G E R E K Ç E: İmza inkarına dayalı menfi tespit davasında, mahkemece davaya konu senetlerdeki imzanın davacıya ait olmadığı gerekçesiyle, davanın kabulüne karar verilmiştir. Davalı vekili tarafından, kısa kararın verilmesinden sonra 15/07/2021 tarihli süre tutum dilekçesi ibraz edildiği, istinaf başvurusunda bulunulduğu, gerekçeli kararın tebliğinden sonra gerekçeli istinaf dilekçesinin ibraz edileceğinin beyan edildiği ancak gerekçeli karar tebliğine rağmen gerekçeli istinaf dilekçesinin sunulmadığı anlaşılmıştır. Bilindiği üzere HMK’nun 355.maddesi uyarınca istinaf incelemesi istinaf dilekçesinde belirtilen sebeplerle sınırlı olarak yapılır. Ancak Bölge Adliye Mahkemesi kamu düzenine aykırılık gördüğü takdirde bunu re’sen gözetir. Somut olayda verilen hükümde kamu düzenine aykırı bir hal bulunmadığı anlaşılmıştır. Buna göre gerek herhangi bir istinaf sebebinin ileri sürülmemesi ve gerekse kararda re’sen bağlamında dikkate alınması gereken kamu düzenine aykırı bir yön bulunmaması nedeniyle davalı vekilinin istinaf talebinin usulden reddi gerekmiş ve aşağıdaki şekilde hüküm kurulmuştur.

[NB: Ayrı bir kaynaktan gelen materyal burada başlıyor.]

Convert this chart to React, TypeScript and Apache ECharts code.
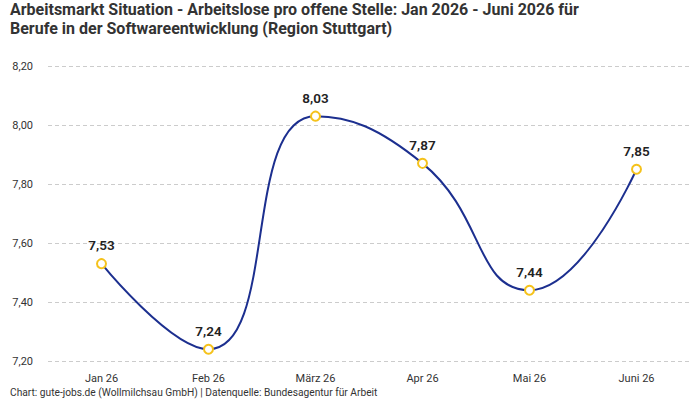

H Ü K Ü M: Yukarıda açıklanan gerekçe ile: 1-Davalı vekilinin istinaf talebinin HMK 355 ve 352. Madde gereğince USULDEN REDDİNE, 2-Alınması gereken 59,30 TL maktu harcın peşin alınan 109,29 TL harçtan mahsubu ile artan 49,99 TL’nin talep halinde davalı tarafa iadesine, 3-İstinaf incelemesi duruşmasız yapıldığından avukatlık ücreti takdirine yer olmadığına, 4-İstinaf yargılama giderleri olarak; Davalı tarafça yapılan masrafların üzerinde bırakılmasına, 5-Artan gider avanslarının karar kesinleştiğinde ve talep halinde ilk derece mahkemesince taraflara iadesine, Dair, dosya üzerinde yapılan inceleme sonucu 18/11/2021 tarihinde oy birliği ile kesin olarak karar verildi.